* BEGIN Data excerpts *

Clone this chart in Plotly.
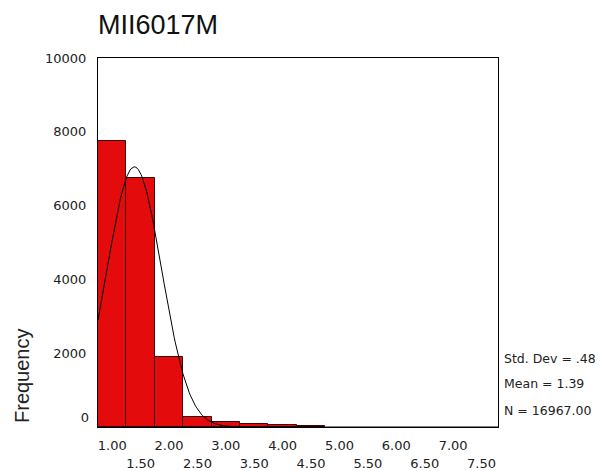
import numpy as np
import plotly.graph_objects as go

# ---- data ----
bin_centers = [1.00, 1.50, 2.00, 2.50, 3.00, 3.50, 4.00, 4.50]
frequencies = [7760, 6740, 1895, 270, 125, 90, 45, 30]
bin_width = 0.5

std_dev = 0.48
mean = 1.39
n_total = 16967

x_ticks_row1 = [1.00, 2.00, 3.00, 4.00, 5.00, 6.00, 7.00]
x_ticks_row2 = [1.50, 2.50, 3.50, 4.50, 5.50, 6.50, 7.50]
y_ticks = [2000, 4000, 6000, 8000, 10000]

title_text = "MII6017M"
y_title = "Frequency"
stats_lines = ["Std. Dev = .48", "Mean = 1.39", "N = 16967.00"]

x_range = [0.75, 7.79]
y_range = [0, 10000]

# normal curve fitted from the reported statistics (as SPSS draws it)
xc = np.linspace(x_range[0], x_range[1], 400)
yc = n_total * bin_width / (std_dev * np.sqrt(2 * np.pi)) * np.exp(-0.5 * ((xc - mean) / std_dev) ** 2)

TICK_FONT = dict(family="DejaVu Sans", size=13, color="#222222")

fig = go.Figure()
fig.add_trace(go.Bar(
    x=bin_centers, y=frequencies, width=bin_width,
    marker=dict(color="#E30B0B", line=dict(color="#3a0505", width=1)),
    xaxis="x", yaxis="y", showlegend=False, hoverinfo="x+y",
))
fig.add_trace(go.Scatter(
    x=xc, y=yc, mode="lines", line=dict(color="black", width=1),
    xaxis="x2", yaxis="y2", showlegend=False, hoverinfo="skip",
))

fig.update_layout(
    width=603, height=471,
    margin=dict(l=98, r=105, t=58, b=44),
    paper_bgcolor="white", plot_bgcolor="white",
    bargap=0,
    xaxis=dict(range=x_range, tickvals=x_ticks_row1,
               ticktext=[f"{v:.2f}" for v in x_ticks_row1],
               showgrid=False, zeroline=False, ticks="", automargin=False,
               showline=True, linecolor="black", linewidth=1, mirror=True,
               tickfont=TICK_FONT, ticklabelstandoff=6),
    yaxis=dict(range=y_range, tickvals=y_ticks,
               ticktext=[str(v) for v in y_ticks],
               showgrid=False, zeroline=False, ticks="", automargin=False,
               showline=True, linecolor="black", linewidth=1, mirror=True,
               tickfont=TICK_FONT, ticklabelstandoff=8),
    xaxis2=dict(overlaying="x", anchor="y2", matches="x", range=x_range,
                tickvals=x_ticks_row2, ticktext=[f"{v:.2f}" for v in x_ticks_row2],
                showgrid=False, zeroline=False, ticks="", showline=False,
                automargin=False, tickfont=TICK_FONT, ticklabelstandoff=27),
    yaxis2=dict(overlaying="y", anchor="x2", matches="y", range=y_range,
                tickvals=[0], ticktext=["0"],
                showgrid=False, zeroline=False, ticks="", showline=False,
                automargin=False, tickfont=TICK_FONT, ticklabelstandoff=8,
                ticklabelshift=-10),
)

annotations = [
    dict(text=title_text, xref="paper", yref="paper", x=-0.005, y=1.0,
         xanchor="left", yanchor="bottom", yshift=16, showarrow=False,
         font=dict(family="Liberation Sans, Arial", size=27, color="#111111")),
    dict(text=y_title, xref="paper", yref="paper", x=0, xshift=-76,
         y=(427 - 376) / 369.0, textangle=-90, xanchor="center", yanchor="middle",
         showarrow=False,
         font=dict(family="Liberation Sans, Arial", size=20, color="#222222")),
]
stat_y_px = [358, 383, 410]
for txt, ypx in zip(stats_lines, stat_y_px):
    annotations.append(dict(
        text=txt, xref="paper", yref="paper", x=1.0, xshift=4,
        y=(427 - ypx) / 369.0, xanchor="left", yanchor="middle", showarrow=False,
        font=dict(family="DejaVu Sans", size=12.5, color="#222222")))
fig.update_layout(annotations=annotations)

fig.write_html("out.html")
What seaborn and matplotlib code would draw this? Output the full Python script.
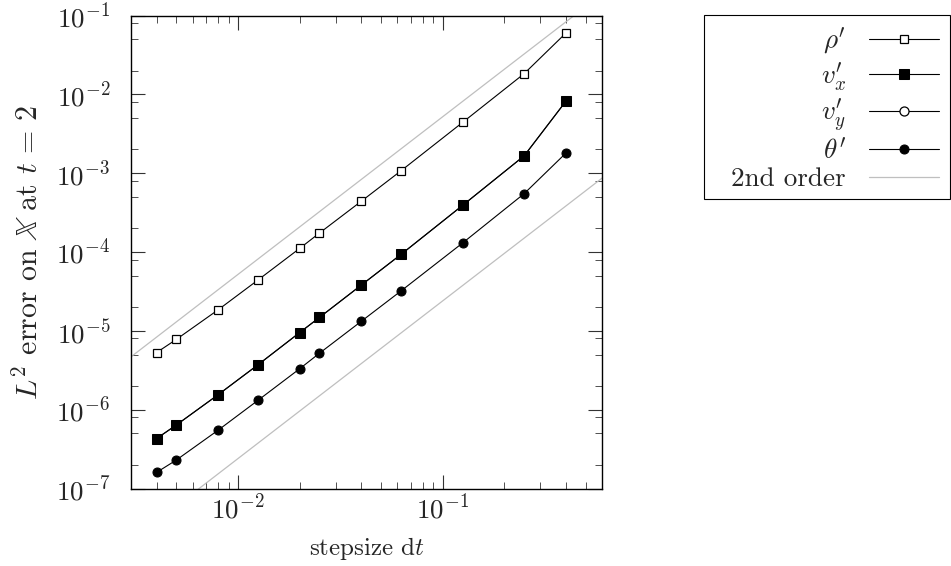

* END Data excerpts *

▸ **What you need to do**
Leave the pictures out and copy the rest of the data exactly.

▸ **Result of the task**
Clone this chart in Plotly.
import numpy as np
import plotly.graph_objects as go

# ---- data ----
bin_centers = [1.00, 1.50, 2.00, 2.50, 3.00, 3.50, 4.00, 4.50]
frequencies = [7760, 6740, 1895, 270, 125, 90, 45, 30]
bin_width = 0.5

std_dev = 0.48
mean = 1.39
n_total = 16967

x_ticks_row1 = [1.00, 2.00, 3.00, 4.00, 5.00, 6.00, 7.00]
x_ticks_row2 = [1.50, 2.50, 3.50, 4.50, 5.50, 6.50, 7.50]
y_ticks = [2000, 4000, 6000, 8000, 10000]

title_text = "MII6017M"
y_title = "Frequency"
stats_lines = ["Std. Dev = .48", "Mean = 1.39", "N = 16967.00"]

x_range = [0.75, 7.79]
y_range = [0, 10000]

# normal curve fitted from the reported statistics (as SPSS draws it)
xc = np.linspace(x_range[0], x_range[1], 400)
yc = n_total * bin_width / (std_dev * np.sqrt(2 * np.pi)) * np.exp(-0.5 * ((xc - mean) / std_dev) ** 2)

TICK_FONT = dict(family="DejaVu Sans", size=13, color="#222222")

fig = go.Figure()
fig.add_trace(go.Bar(
    x=bin_centers, y=frequencies, width=bin_width,
    marker=dict(color="#E30B0B", line=dict(color="#3a0505", width=1)),
    xaxis="x", yaxis="y", showlegend=False, hoverinfo="x+y",
))
fig.add_trace(go.Scatter(
    x=xc, y=yc, mode="lines", line=dict(color="black", width=1),
    xaxis="x2", yaxis="y2", showlegend=False, hoverinfo="skip",
))

fig.update_layout(
    width=603, height=471,
    margin=dict(l=98, r=105, t=58, b=44),
    paper_bgcolor="white", plot_bgcolor="white",
    bargap=0,
    xaxis=dict(range=x_range, tickvals=x_ticks_row1,
               ticktext=[f"{v:.2f}" for v in x_ticks_row1],
               showgrid=False, zeroline=False, ticks="", automargin=False,
               showline=True, linecolor="black", linewidth=1, mirror=True,
               tickfont=TICK_FONT, ticklabelstandoff=6),
    yaxis=dict(range=y_range, tickvals=y_ticks,
               ticktext=[str(v) for v in y_ticks],
               showgrid=False, zeroline=False, ticks="", automargin=False,
               showline=True, linecolor="black", linewidth=1, mirror=True,
               tickfont=TICK_FONT, ticklabelstandoff=8),
    xaxis2=dict(overlaying="x", anchor="y2", matches="x", range=x_range,
                tickvals=x_ticks_row2, ticktext=[f"{v:.2f}" for v in x_ticks_row2],
                showgrid=False, zeroline=False, ticks="", showline=False,
                automargin=False, tickfont=TICK_FONT, ticklabelstandoff=27),
    yaxis2=dict(overlaying="y", anchor="x2", matches="y", range=y_range,
                tickvals=[0], ticktext=["0"],
                showgrid=False, zeroline=False, ticks="", showline=False,
                automargin=False, tickfont=TICK_FONT, ticklabelstandoff=8,
                ticklabelshift=-10),
)

annotations = [
    dict(text=title_text, xref="paper", yref="paper", x=-0.005, y=1.0,
         xanchor="left", yanchor="bottom", yshift=16, showarrow=False,
         font=dict(family="Liberation Sans, Arial", size=27, color="#111111")),
    dict(text=y_title, xref="paper", yref="paper", x=0, xshift=-76,
         y=(427 - 376) / 369.0, textangle=-90, xanchor="center", yanchor="middle",
         showarrow=False,
         font=dict(family="Liberation Sans, Arial", size=20, color="#222222")),
]
stat_y_px = [358, 383, 410]
for txt, ypx in zip(stats_lines, stat_y_px):
    annotations.append(dict(
        text=txt, xref="paper", yref="paper", x=1.0, xshift=4,
        y=(427 - ypx) / 369.0, xanchor="left", yanchor="middle", showarrow=False,
        font=dict(family="DejaVu Sans", size=12.5, color="#222222")))
fig.update_layout(annotations=annotations)

fig.write_html("out.html")
What seaborn and matplotlib code would draw this? Output the full Python script.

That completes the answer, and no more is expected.